◆ Data shown ◆

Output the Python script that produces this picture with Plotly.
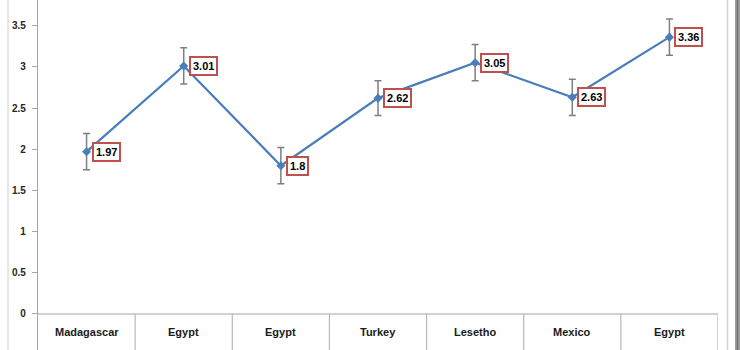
import plotly.graph_objects as go

categories = ["Madagascar", "Egypt", "Egypt", "Turkey", "Lesetho", "Mexico", "Egypt"]
values = [1.97, 3.01, 1.80, 2.62, 3.05, 2.63, 3.36]
errors = [0.22, 0.22, 0.22, 0.21, 0.22, 0.22, 0.22]
ytick_vals = [0, 0.5, 1, 1.5, 2, 2.5, 3, 3.5]
ytick_text = ["0", "0.5", "1", "1.5", "2", "2.5", "3", "3.5"]

W, H = 740, 350
x0px, x1px = 38, 718
y_top, y_bot = 3.811, -0.437

xs = list(range(len(categories)))

fig = go.Figure()
fig.add_trace(go.Scatter(
    x=xs, y=values, mode="lines+markers",
    line=dict(color="#4a7ebb", width=2.25),
    marker=dict(symbol="diamond", size=7, color="#4a7ebb"),
    error_y=dict(type="data", array=errors, visible=True,
                 color="#7f7f7f", thickness=1.5, width=3.5),
    hoverinfo="skip", showlegend=False,
))

def px_to_paper(px):
    return (px - x0px) / (x1px - x0px)

shapes = []
# zero line / top of category table
shapes.append(dict(type="line", xref="x", yref="y", x0=-0.5, x1=len(categories) - 0.5,
                   y0=0, y1=0, line=dict(color="#a6a6a6", width=1.2)))
# category separators
for k in range(len(categories)):
    shapes.append(dict(type="line", xref="x", yref="y", x0=k + 0.5, x1=k + 0.5,
                       y0=0, y1=y_bot, line=dict(color="#b8b8b8", width=1.2)))
# outer frame lines
shapes.append(dict(type="line", xref="paper", yref="paper", x0=px_to_paper(8), x1=px_to_paper(8),
                   y0=0, y1=1, line=dict(color="#cfcfcf", width=1)))
shapes.append(dict(type="line", xref="paper", yref="paper", x0=px_to_paper(727.5), x1=px_to_paper(727.5),
                   y0=0, y1=1, line=dict(color="#d4d4d4", width=1.5)))
shapes.append(dict(type="rect", xref="paper", yref="paper", x0=px_to_paper(735), x1=px_to_paper(740),
                   y0=0, y1=1, fillcolor="#a0a0a0", line=dict(width=0)))
shapes.append(dict(type="line", xref="paper", yref="paper", x0=px_to_paper(737.5), x1=px_to_paper(737.5),
                   y0=0, y1=1, line=dict(color="#707070", width=1.5)))

annotations = []
for i, (c, v) in enumerate(zip(categories, values)):
    annotations.append(dict(
        x=i, y=v, xref="x", yref="y", text="<b>%g</b>" % v, showarrow=False,
        xanchor="left", yanchor="middle", xshift=5,
        font=dict(family="Liberation Sans", size=11, color="#000000"),
        bgcolor="#ffffff", bordercolor="#c0504d", borderwidth=2, borderpad=2,
    ))
    annotations.append(dict(
        x=i, y=-0.215, xref="x", yref="y", text="<b>%s</b>" % c, showarrow=False,
        xanchor="center", yanchor="middle",
        font=dict(family="Liberation Sans", size=11, color="#1a1a1a"),
    ))

fig.update_layout(
    width=W, height=H,
    margin=dict(l=x0px, r=W - x1px, t=0, b=0),
    paper_bgcolor="#ffffff", plot_bgcolor="#ffffff",
    xaxis=dict(range=[-0.5, len(categories) - 0.5], showgrid=False, zeroline=False,
               showticklabels=False, ticks="", showline=False, fixedrange=True),
    yaxis=dict(range=[y_bot, y_top], showgrid=False, zeroline=False,
               showline=True, linecolor="#a6a6a6", linewidth=1.2,
               tickmode="array", tickvals=ytick_vals,
               ticktext=["<b>%s</b>" % t for t in ytick_text],
               ticks="outside", ticklen=5, tickcolor="#a6a6a6", tickwidth=1,
               tickfont=dict(family="Liberation Sans", size=10, color="#262626"),
               ticklabelstandoff=4, fixedrange=True),
    shapes=shapes, annotations=annotations,
)

fig.write_html("out.html")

◆ Work to be completed ◆
Begin at the first line of the data above and repeat each line exactly, stopping after the line containing "xs = list(range(len(categories)))". Omit the pictures.

◆ Answer below ◆
Output the Python script that produces this picture with Plotly.
import plotly.graph_objects as go

categories = ["Madagascar", "Egypt", "Egypt", "Turkey", "Lesetho", "Mexico", "Egypt"]
values = [1.97, 3.01, 1.80, 2.62, 3.05, 2.63, 3.36]
errors = [0.22, 0.22, 0.22, 0.21, 0.22, 0.22, 0.22]
ytick_vals = [0, 0.5, 1, 1.5, 2, 2.5, 3, 3.5]
ytick_text = ["0", "0.5", "1", "1.5", "2", "2.5", "3", "3.5"]

W, H = 740, 350
x0px, x1px = 38, 718
y_top, y_bot = 3.811, -0.437

xs = list(range(len(categories)))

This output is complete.